川添さんという人は、その後にわたってある種の方面ではしたたかに力を発揮した著名な人だということでWikipediaにも立項されています。経歴はそちらを参照してもらえればいいんですが、逮捕が報じられると、犯罪者につらく当たるのがオレたちの使命だとばかりに、週刊誌では「親の七光り」だの「口八丁手八丁」だのさんざん叩かれたうえに、
「ひと言でいうとまるで頼りない男でね。頭がいつもボーとしていた。約束を平気でスッポかすし、右からいったことはすぐ左にぬける感じだな。頭はいいし、たしかに音楽的才能はあるけど、オヤジさんとおなじように、まるで行政手腕がない男ですよ。いまから思うと、ボーとしてたのはマリファナのせいなんだな。
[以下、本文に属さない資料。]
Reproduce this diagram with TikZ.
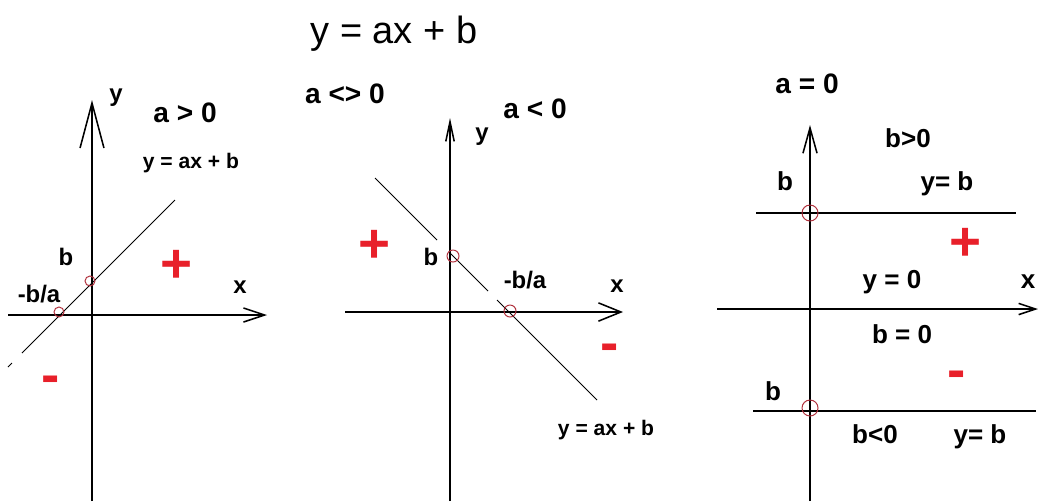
\documentclass[tikz,border=0pt]{standalone}
\usepackage{fontspec}
\setmainfont{Liberation Sans}
\usetikzlibrary{arrows.meta}
\definecolor{ptred}{HTML}{B0303C}
\definecolor{signred}{HTML}{E8202A}

\begin{document}
\begin{tikzpicture}[
    x=0.025cm, y=-0.025cm,
    axis/.style={line width=1.1pt},
    graph/.style={line width=0.7pt},
    root/.style={draw=ptred,line width=0.7pt},
    title/.style={font=\fontsize{27}{30}\selectfont,anchor=base,inner sep=0pt},
    case/.style={font=\fontsize{20}{22}\selectfont\bfseries,anchor=base,inner sep=0pt},
    lbl/.style={font=\fontsize{17}{19}\selectfont\bfseries,anchor=base,inner sep=0pt},
    eq/.style={font=\fontsize{15}{17}\selectfont\bfseries,anchor=base,inner sep=0pt},
    big/.style={font=\fontsize{18.5}{20}\selectfont\bfseries,anchor=base,inner sep=0pt},
    sign/.style={font=\fontsize{39}{40}\selectfont\bfseries,text=signred,inner sep=0pt}
]
\useasboundingbox (0,0) rectangle (1038,501);

\node[title] (head) at (394,43) {y = ax + b};
\node[case] (ne) at (345,103) {a <> 0};

% Case a > 0
\coordinate (ya) at (92,501);
\coordinate (yb) at (92,100);
\coordinate (xa) at (8,315);
\coordinate (xb) at (267,315);
\draw[axis,-{Straight Barb[length=32pt,width=17pt]}] (ya) -- (yb);
\draw[axis,-{Straight Barb[length=15pt,width=10pt]}] (xa) -- (xb);
\draw[graph] (8,367) -- (12,363);
\draw[graph] (22,353) -- (175,200);
\draw[root] (90,281) circle[radius=5];
\draw[root] (59,312) circle[radius=5];
\node[lbl] (ylab) at (116,101) {y};
\node[case] (pos) at (185,122) {a > 0};
\node[eq] (eqa) at (191,168) {y = ax + b};
\node[lbl] (ba) at (66,265) {b};
\node[lbl] (ra) at (39,302) {-b/a};
\node[lbl] (xlab) at (240,293) {x};
\node[sign] (pa) at (177,266) {+};
\node[sign] (ma) at (51,385) {-};

% Case a < 0
\coordinate (yc) at (450,501);
\coordinate (yd) at (450,118);
\coordinate (xc) at (345,312);
\coordinate (xd) at (623,312);
\draw[axis,-{Straight Barb[length=14pt,width=6pt]}] (yc) -- (yd);
\draw[axis,-{Straight Barb[length=16pt,width=13pt]}] (xc) -- (xd);
\draw[graph] (375,178) -- (437,240);
\draw[graph] (449,252) -- (488,291);
\draw[graph] (497,300) -- (597,400);
\draw[root] (453,256) circle[radius=6];
\draw[root] (510,311) circle[radius=6];
\node[case] (neg) at (535,118) {a < 0};
\node[lbl] (ylab2) at (482,140) {y};
\node[lbl] (bb) at (431,265) {b};
\node[lbl] (rb) at (525,288) {-b/a};
\node[lbl] (xlab2) at (617,292) {x};
\node[eq] (eqb) at (606,435) {y = ax + b};
\node[sign] (pb) at (375,246) {+};
\node[sign] (mb) at (610,353) {-};

% Case a = 0
\coordinate (ye) at (810,501);
\coordinate (yf) at (810,125);
\coordinate (xe) at (717,309);
\coordinate (xf) at (1038,309);
\draw[axis,-{Straight Barb[length=18pt,width=10pt]}] (ye) -- (yf);
\draw[axis,-{Straight Barb[length=12pt,width=8pt]}] (xe) -- (xf);
\draw[axis] (756,213) -- (1016,213);
\draw[axis] (753,411) -- (1036,411);
\draw[root] (810,213) circle[radius=8];
\draw[root] (810,408) circle[radius=8];
\node[case] (zero) at (807,93) {a = 0};
\node[big] (bpos) at (908,147) {b>0};
\node[big] (bc) at (785,190) {b};
\node[big] (yc1) at (947,190) {y= b};
\node[big] (y0) at (892,288) {y = 0};
\node[big] (xlab3) at (1028,288) {x};
\node[big] (b0) at (902,343) {b = 0};
\node[big] (bd) at (773,400) {b};
\node[big] (bneg) at (875,443) {b<0};
\node[big] (yc2) at (980,443) {y= b};
\node[sign] (pc) at (965,244) {+};
\node[sign] (mc) at (957,380) {-};

\end{tikzpicture}
\end{document}
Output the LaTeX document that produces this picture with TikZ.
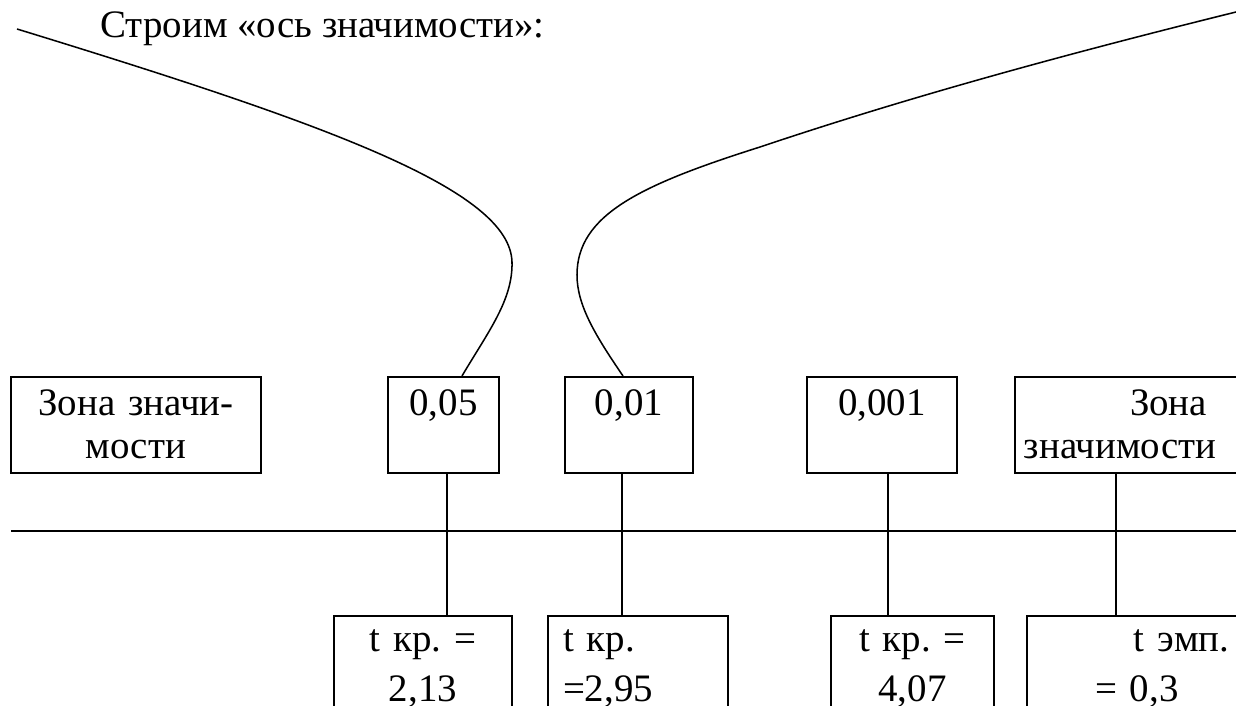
\documentclass[tikz,border=0pt]{standalone}
\usepackage{fontspec}
\setmainfont{Liberation Serif}
\frenchspacing
\begin{document}
\begin{tikzpicture}[x=0.36pt,y=-0.36pt,
    box/.style={draw,line width=0.7pt,inner sep=0pt,align=center,font=\fontsize{14}{15.8}\selectfont,text height=13.7pt,text depth=20.9pt},
    tbox/.style={draw,line width=0.7pt,inner sep=0pt,align=center,font=\fontsize{14}{18}\selectfont,text height=12.6pt,text depth=27pt},
    stem/.style={line width=0.7pt},
    wing/.style={line width=0.55pt}]
    \useasboundingbox (0,0) rectangle (1236,706);
    \clip (0,0) rectangle (1236,706);
    \node[anchor=base west,inner sep=0pt,font=\fontsize{14}{17}\selectfont] (title) at (100,38) {Строим «ось значимости»:};

    % zones and levels
    \node[box,text width=90pt] (zoneL) at (136,425) {Зона значи-\\мости};
    \node[box,text width=39.96pt] (p05) at (443.5,425) {0,05};
    \node[box,text width=46.08pt] (p01) at (629,425) {0,01};
    \node[box,text width=54pt] (p001) at (882,425) {0,001};
    \node[box,text width=84.6pt,align=left] (zoneR) at (1132.5,425) {\hspace*{41.4pt}Зона\\\hspace*{3.2pt}значимости};

    % t values
    \node[tbox,text width=64.08pt] (t05) at (423,671) {t кр. =\\2,13};
    \node[tbox,text width=64.8pt,align=left] (t01) at (638,671) {\hspace*{5.4pt}t кр.\\\hspace*{5.4pt}=2,95};
    \node[tbox,text width=58.68pt] (t001) at (912.5,671) {t кр. =\\4,07};
    \node[tbox,text width=83.88pt,align=left] (temp) at (1143.5,671) {\hspace*{38.5pt}t эмп.\\\hspace*{24.5pt}= 0,3};

    % axis
    \coordinate (axL) at (11,531);
    \coordinate (axR) at (1240,531);
    \draw[stem] (axL) -- (axR);
    \coordinate (x05) at (447,531);
    \coordinate (x01) at (622,531);
    \coordinate (x001) at (888,531);
    \coordinate (xemp) at (1116,531);
    \draw[stem] (p05.south -| x05) -- (t05.north -| x05);
    \draw[stem] (p01.south -| x01) -- (t01.north -| x01);
    \draw[stem] (p001.south -| x001) -- (t001.north -| x001);
    \draw[stem] (zoneR.south -| xemp) -- (temp.north -| xemp);

    % curves
    \coordinate (wl) at (17,29);
    \coordinate (wr) at (1240,11);
    \coordinate (fl) at (462,0);
    \coordinate (fr) at (623,0);
    \draw[wing] (wl) .. controls (330,125) and (510,190) .. (512,262)
        .. controls (513,300) and (488,332) .. (p05.north -| fl);
    \draw[wing] (p01.north -| fr) .. controls (595,335) and (577,305) .. (577,275)
        .. controls (577,215) and (640,185) .. (760,147)
        .. controls (900,100) and (1050,58) .. (wr);
\end{tikzpicture}
\end{document}
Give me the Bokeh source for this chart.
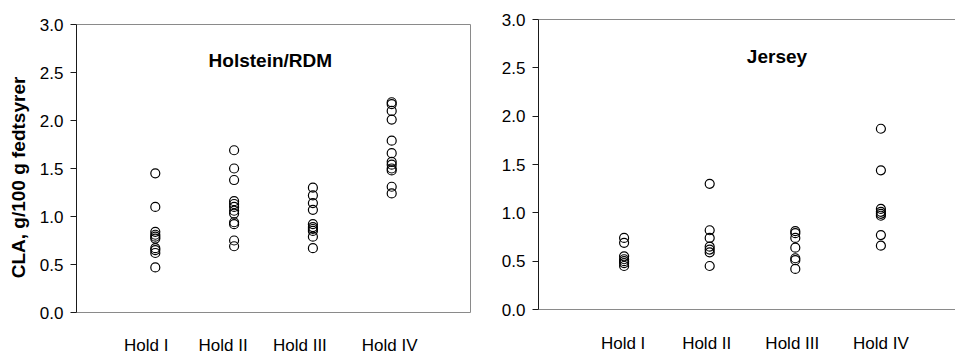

ボクらは二日酔いとばかり思ってましたがねえ」(『週刊文春』昭和45年/1970年3月16日号「お粗末「ヘアー」の七光りプロデューサー リッチマン川添一家の息子」より)
と、「ヘアー」を主催した松竹の製作室、寺川知男プロデューサーによる忌憚のない月旦評まで紹介されるありさま。
なかなか山口洋子さんと結びつきませんが、とりあえず川添といえば怪しい犯罪者、という認識のなかでゴシップジャーナリズム界で盛り上がっていたところに、講談社の『ヤングレディ』誌も、じゃあ我われもご相伴に預からせていただこうかと、さらっと川添パーティーネタを取り上げた状況があったわけです。